Mit einem letzten Gong der Schulglocke endet nach der Zeugnisvergabe an diesem Freitag für 1,67 Millionen Schülerinnen und Schüler in Bayern das Schuljahr. Sechs Wochen Ferien ohne Unterricht und Hausaufgaben, dafür mit Baden, Entspannen und Reisen stehen vor der Tür - eine Zeit, die viele Eltern vor organisatorische Probleme stellt. Wie sollen sie zumal jüngere Kinder neben der eigenen Erwerbstätigkeit über eine derart lange Zeit betreuen? Eine Möglichkeit sind Ferienprogramme. Doch wo es solche Angebote gibt, sind die Wartelisten vielerorts lang.
Dabei stellen viele Vereine und sonstige Träger von Jugendarbeit heuer besonders viel auf die Beine, um die coronabedingten Folgen für die Kinder und Jugendlichen abzumildern. "Wir merken einen Rekord an Nachfrage, was eine Bezuschussung an Ferienangeboten anbelangt. Die Oster- und Herbstferienförderung ist komplett abgeschöpft gewesen, die Sommerferien sind noch im Schwange", sagte Philipp Seitz vom Bayerischen Jugendring (BJR) der Deutschen Presse-Agentur.
Der BJR koordiniert im Auftrag des bayerischen Kultusministeriums das "Sonderprogramm Ferienangebote", das durch soziale Begegnungen, Gemeinschaftserlebnisse und freizeitpädagogische Angebote die psychosozialen Belastungen aus den Einschränkungen während der Corona-Pandemie abbauen soll. Mehr als 45.000 Kinder und Jugendliche haben in den vergangenen dreieinhalb Jahren am Sonderprogramm teilgenommen - das sind knapp drei Prozent der Schülerschaft.
Heuer bieten über 2200 Gruppen (2022: 1600 Gruppen) rund 26.400 zusätzliche Ferienplätze an - mehr als die Hälfte davon in den Sommerferien. Hinzu kommen traditionell Ferienangebote der Landkreise und Kommunen im Rahmen von deren Kinder- und Jugendarbeit, wobei es dabei durchaus weiße Flecken auf der Landkarte gibt. Eine Übersicht findet sich im Internet unter https://ferienportal.bayern.

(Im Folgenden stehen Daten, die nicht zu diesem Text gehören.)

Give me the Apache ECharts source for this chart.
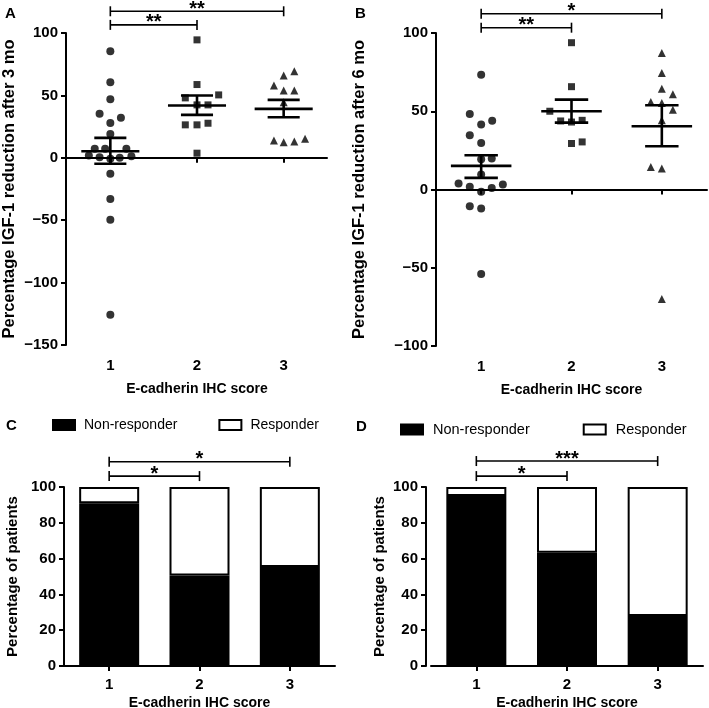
<!DOCTYPE html>
<html>
<head>
<meta charset="utf-8">
<script src="https://cdn.jsdelivr.net/npm/echarts@6/dist/echarts.min.js"></script>
<style>html,body{margin:0;padding:0;background:#fff}#c{width:709px;height:708px}</style>
</head>
<body>
<div id="c"></div>
<script>
// ---------- data ----------
const categories = ['1', '2', '3'];
const ticksA = [-150, -100, -50, 0, 50, 100];
const ticksB = [-100, -50, 0, 50, 100];

// Panel A: % IGF-1 reduction after 3 mo  [x position (category + jitter), value]
const a3Score1 = [[1,85.4],[1,60.6],[1,47],[0.876,35.2],[1.122,32],[1,27.8],[1,19],[0.82,7.2],[0.94,7.2],[1.185,7.2],[0.752,1.8],[0.876,0.5],[1,-0.8],[1.108,0],[1.243,1.3],[1,-12.8],[1,-33],[1,-49.6],[1,-125.7]];
const a3Score2 = [[2,94.5],[2,58.7],[1.865,48],[2.25,50.4],[2,42.4],[2.127,42.4],[1.865,26.4],[2,26.4],[2.127,27.7],[2,3.7]];
const a3Score3 = [[3.123,69.3],[3,65.9],[2.888,57.9],[3,53.9],[3.123,53.9],[3,44.5],[2.888,13.9],[3,12.5],[3.123,13],[3.247,15.2]];
const a3Mean = [5.3, 41.9, 39.2];
const a3SemLo = [-4.8, 34.4, 32.5];
const a3SemHi = [16, 49.9, 46.4];

// Panel B: % IGF-1 reduction after 6 mo
const b6Score1 = [[1,73.4],[0.874,48.3],[1,41.5],[1.122,44],[0.874,34.7],[1,29.7],[1,19.3],[1.117,19.8],[1,9.6],[0.75,3.8],[0.874,1.7],[1,-1.5],[1.117,1],[1.24,3.2],[0.874,-10.7],[1,-12.1],[1,-54]];
const b6Score2 = [[2,93.8],[2,65.7],[1.76,50],[1.88,43.8],[2,43.1],[2.118,44.2],[2,29.4],[2.118,30.4]];
const b6Score3 = [[3,87.2],[3,74.4],[3,64.4],[3.122,60.8],[2.878,55.9],[3,55.3],[3.122,51],[3,44.2],[2.878,14.4],[3,13.4],[3,-70]];
const b6Mean = [15.1, 50, 40.4];
const b6SemLo = [7.4, 42.7, 27.6];
const b6SemHi = [21.9, 57.4, 53.8];

// Panel C / D: percentage of patients
const cNonResponder = [90.9, 50.6, 55.3];
const cResponder = [9.1, 49.4, 44.7];
const dNonResponder = [95, 63.3, 27.9];
const dResponder = [5, 36.7, 72.1];

// significance brackets [from score, to score, height in axis units]
const bracketsA = [[1, 2, 106.5], [1, 3, 117.4]];
const bracketLabelsA = ['**', '**'];
const bracketsB = [[1, 2, 103.4], [1, 3, 112.3]];
const bracketLabelsB = ['**', '*'];
const bracketsC = [[1, 2, 106.1], [1, 3, 114.1]];
const bracketLabelsC = ['*', '*'];
const bracketsD = [[1, 2, 106.1], [1, 3, 114.5]];
const bracketLabelsD = ['*', '***'];

// ---------- helpers ----------
const FONT = "'Liberation Sans', Arial, Helvetica, sans-serif";
const minus = v => String(v).replace('-', '\u2212');

function meanSemData(m, lo, hi) {
  return m.map((v, i) => [i + 1, v, lo[i], hi[i]]);
}
function meanSemRender(params, api) {
  const x = api.value(0);
  const c = api.coord([x, api.value(1)]);
  const l = api.coord([x, api.value(2)]);
  const h = api.coord([x, api.value(3)]);
  const hw = api.size([0.335, 0])[0];
  const cw = api.size([0.185, 0])[0];
  const st = { stroke: '#000', lineWidth: 2.6 };
  return { type: 'group', children: [
    { type: 'line', shape: { x1: c[0] - hw, y1: c[1], x2: c[0] + hw, y2: c[1] }, style: st },
    { type: 'line', shape: { x1: c[0], y1: l[1], x2: c[0], y2: h[1] }, style: st },
    { type: 'line', shape: { x1: c[0] - cw, y1: l[1], x2: c[0] + cw, y2: l[1] }, style: st },
    { type: 'line', shape: { x1: c[0] - cw, y1: h[1], x2: c[0] + cw, y2: h[1] }, style: st }
  ]};
}
function bracketRender(labels) {
  return function (params, api) {
    const p1 = api.coord([api.value(0), api.value(2)]);
    const p2 = api.coord([api.value(1), api.value(2)]);
    const st = { stroke: '#000', lineWidth: 1.6 };
    return { type: 'group', children: [
      { type: 'line', shape: { x1: p1[0], y1: p1[1], x2: p2[0], y2: p2[1] }, style: st },
      { type: 'line', shape: { x1: p1[0], y1: p1[1] - 5, x2: p1[0], y2: p1[1] + 5 }, style: st },
      { type: 'line', shape: { x1: p2[0], y1: p2[1] - 5, x2: p2[0], y2: p2[1] + 5 }, style: st },
      { type: 'text', style: { text: labels[params.dataIndex], x: (p1[0] + p2[0]) / 2, y: p1[1] - 2,
        align: 'center', verticalAlign: 'middle', fill: '#000', font: 'bold 20px ' + FONT } }
    ]};
  };
}
function yAxisCfg(grid, min, max, interval, name, nameGap, nameSize, offset, fmt) {
  return {
    type: 'value', gridIndex: grid, min: min, max: max, interval: interval, offset: offset || 0,
    name: name, nameLocation: 'middle', nameGap: nameGap,
    nameTextStyle: { fontFamily: FONT, fontWeight: 'bold', fontSize: nameSize, color: '#000' },
    axisLine: { show: true, lineStyle: { color: '#000', width: 2 } },
    axisTick: { show: true, inside: false, length: 5, lineStyle: { color: '#000', width: 2 } },
    axisLabel: { fontFamily: FONT, fontWeight: 'bold', fontSize: 15, color: '#000', margin: 8, formatter: fmt },
    splitLine: { show: false }
  };
}
function xCatCfg(grid, nameGap, margin) {
  return {
    type: 'category', gridIndex: grid, data: categories, boundaryGap: true,
    name: 'E-cadherin IHC score', nameLocation: 'middle', nameGap: nameGap,
    nameTextStyle: { fontFamily: FONT, fontWeight: 'bold', fontSize: 14, color: '#000' },
    axisLine: { show: true, lineStyle: { color: '#000', width: 2 } },
    axisTick: { show: true, alignWithLabel: true, length: 5, lineStyle: { color: '#000', width: 2 } },
    axisLabel: { fontFamily: FONT, fontWeight: 'bold', fontSize: 15, color: '#000', margin: margin },
    splitLine: { show: false }
  };
}
function xValHidden(grid) {
  return { type: 'value', gridIndex: grid, min: 0.5, max: 3.5, show: false, splitLine: { show: false } };
}
function scatter(name, data, sym, size, xi, yi) {
  return { type: 'scatter', name: name, data: data, symbol: sym, symbolSize: size,
    xAxisIndex: xi, yAxisIndex: yi, itemStyle: { color: '#000' }, z: 3, silent: true };
}

const chart = echarts.init(document.getElementById('c'), null, { renderer: 'canvas' });
const option = {
  animation: false,
  backgroundColor: '#fff',
  grid: [
    { left: 67, top: 33, width: 260, height: 312, outerBoundsMode: 'none', containLabel: false },
    { left: 436, top: 33, width: 271, height: 313, outerBoundsMode: 'none', containLabel: false },
    { left: 64, top: 487, width: 271, height: 179, outerBoundsMode: 'none', containLabel: false },
    { left: 431, top: 487, width: 272, height: 179, outerBoundsMode: 'none', containLabel: false }
  ],
  xAxis: [
    xCatCfg(0, 37, 13), xValHidden(0),
    xCatCfg(1, 37, 13), xValHidden(1),
    xCatCfg(2, 30, 11), xValHidden(2),
    xCatCfg(3, 30, 11), xValHidden(3)
  ],
  yAxis: [
    yAxisCfg(0, -150, 100, 50, 'Percentage IGF-1 reduction after 3 mo', 48, 16.5, 1, minus),
    yAxisCfg(1, -100, 100, 50, 'Percentage IGF-1 reduction after 6 mo', 68, 16.5, 0, minus),
    yAxisCfg(2, 0, 100, 20, 'Percentage of patients', 44, 15, 0),
    yAxisCfg(3, 0, 100, 20, 'Percentage of patients', 39, 15, 5)
  ],
  legend: [
    { left: 52, top: 418, icon: 'rect', itemWidth: 22, itemHeight: 10, itemGap: 41, padding: 0,
      textStyle: { fontFamily: FONT, fontSize: 14, color: '#000', padding: [0, 0, 0, 4] },
      data: ['Non-responder', 'Responder'], selectedMode: false },
    { left: 400, top: 422, icon: 'rect', itemWidth: 22, itemHeight: 10, itemGap: 53, padding: 0,
      textStyle: { fontFamily: FONT, fontSize: 14.5, color: '#000', padding: [0, 0, 0, 5] },
      data: ['Non-responder', 'Responder'], selectedMode: false }
  ],
  graphic: [
    { type: 'text', left: 5, top: 6, style: { text: 'A', font: 'bold 15px ' + FONT, fill: '#000' } },
    { type: 'text', left: 355, top: 6, style: { text: 'B', font: 'bold 15px ' + FONT, fill: '#000' } },
    { type: 'text', left: 6, top: 418, style: { text: 'C', font: 'bold 15px ' + FONT, fill: '#000' } },
    { type: 'text', left: 356, top: 419, style: { text: 'D', font: 'bold 15px ' + FONT, fill: '#000' } }
  ],
  series: [
    scatter('A1', a3Score1, 'circle', 8, 1, 0),
    scatter('A2', a3Score2, 'rect', 7, 1, 0),
    scatter('A3', a3Score3, 'triangle', 8, 1, 0),
    { type: 'custom', name: 'meanA', xAxisIndex: 1, yAxisIndex: 0, data: meanSemData(a3Mean, a3SemLo, a3SemHi), renderItem: meanSemRender, z: 4, silent: true },
    { type: 'custom', name: 'sigA', xAxisIndex: 1, yAxisIndex: 0, data: bracketsA, renderItem: bracketRender(bracketLabelsA), clip: false, silent: true },

    scatter('B1', b6Score1, 'circle', 8, 3, 1),
    scatter('B2', b6Score2, 'rect', 7, 3, 1),
    scatter('B3', b6Score3, 'triangle', 8, 3, 1),
    { type: 'custom', name: 'meanB', xAxisIndex: 3, yAxisIndex: 1, data: meanSemData(b6Mean, b6SemLo, b6SemHi), renderItem: meanSemRender, z: 4, silent: true },
    { type: 'custom', name: 'sigB', xAxisIndex: 3, yAxisIndex: 1, data: bracketsB, renderItem: bracketRender(bracketLabelsB), clip: false, silent: true },

    { type: 'bar', name: 'Non-responder', stack: 'c', xAxisIndex: 4, yAxisIndex: 2, data: cNonResponder, barWidth: 60,
      itemStyle: { color: '#000', borderColor: '#000', borderWidth: 2 }, silent: true },
    { type: 'bar', name: 'Responder', stack: 'c', xAxisIndex: 4, yAxisIndex: 2, data: cResponder, barWidth: 60,
      itemStyle: { color: '#fff', borderColor: '#000', borderWidth: 2 }, silent: true },
    { type: 'custom', name: 'sigC', xAxisIndex: 5, yAxisIndex: 2, data: bracketsC, renderItem: bracketRender(bracketLabelsC), clip: false, silent: true },

    { type: 'bar', name: 'Non-responder', stack: 'd', xAxisIndex: 6, yAxisIndex: 3, data: dNonResponder, barWidth: 60,
      itemStyle: { color: '#000', borderColor: '#000', borderWidth: 2 }, silent: true },
    { type: 'bar', name: 'Responder', stack: 'd', xAxisIndex: 6, yAxisIndex: 3, data: dResponder, barWidth: 60,
      itemStyle: { color: '#fff', borderColor: '#000', borderWidth: 2 }, silent: true },
    { type: 'custom', name: 'sigD', xAxisIndex: 7, yAxisIndex: 3, data: bracketsD, renderItem: bracketRender(bracketLabelsD), clip: false, silent: true }
  ]
};
chart.setOption(option);
</script>
</body>
</html>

Das Kultusministerium wertet das Sonderprogramm als vollen Erfolg. Eine viel zu geringe Reichweite bescheinigt ihm dagegen der bildungspolitische Sprecher der FPD-Fraktion, Matthias Fischbach - und kritisiert, dass Bayern zur Verfügung gestellte Bundesmittel zum Aufholen der Coronafolgen nicht ansatzweise in der vorgesehenen Höhe mit Landesmitteln ergänzt habe. "Wir müssen deshalb deutlich mehr gegen die immer noch vorhandenen Lernlücken und psychischen Probleme unternehmen - nicht nur in den Ferien", betonte Fischbach.
Nach breit geteilter Einschätzung haben viele Kinder und Jugendliche weiterhin einen großen Nachholbedarf bei der Entwicklung sozialer Kompetenzen, andere sind psychisch belastet. Umso mehr Sorgen bereitet Seitz die nun auslaufende Förderung durch das Kultusministerium. "Aus unserer Sicht ist eine weitergehende Finanzierung des Sonderprogramms unbedingt erforderlich." Nachdem das Programm bislang aus Mitteln zur Bewältigung der Pandemie gezahlt wurde, sei nun eine verstetigte Förderung nötig. "Aus Sicht des BJR braucht es noch mehr finanzielle Mittel, um weitere Angebote für Kinder und Jugendliche in allen Regionen Bayerns zu schaffen."
Dies gelte auch vor dem Hintergrund, dass für Grundschüler ab dem Schuljahr 2026/27 schrittweise ein Rechtsanspruch auf Ganztagesbetreuung mit einer Abdeckung auch der meisten Ferienzeiten besteht - und die jetzigen Anbieter von Ferienangeboten dafür dringend benötigt werden. Zumal es angesichts sowohl des Fachkräftemangels im professionellen Bereich als auch des Mangels an Ehrenamtlichen ohnehin eine "riesige Kraftanstrengung" werde, den Rechtsanspruch zu erfüllen, erläuterte die bildungspolitische Sprecherin der SPD-Fraktion, Simone Strohmayr. Deshalb müsse man nicht nur über Werbeaktionen, sondern auch über kostenlose Ausbildungs- und Nachqualifizierungsmaßnahmen nachdenken - und die Ehrenamtlichen dafür gegebenenfalls sogar bezahlen.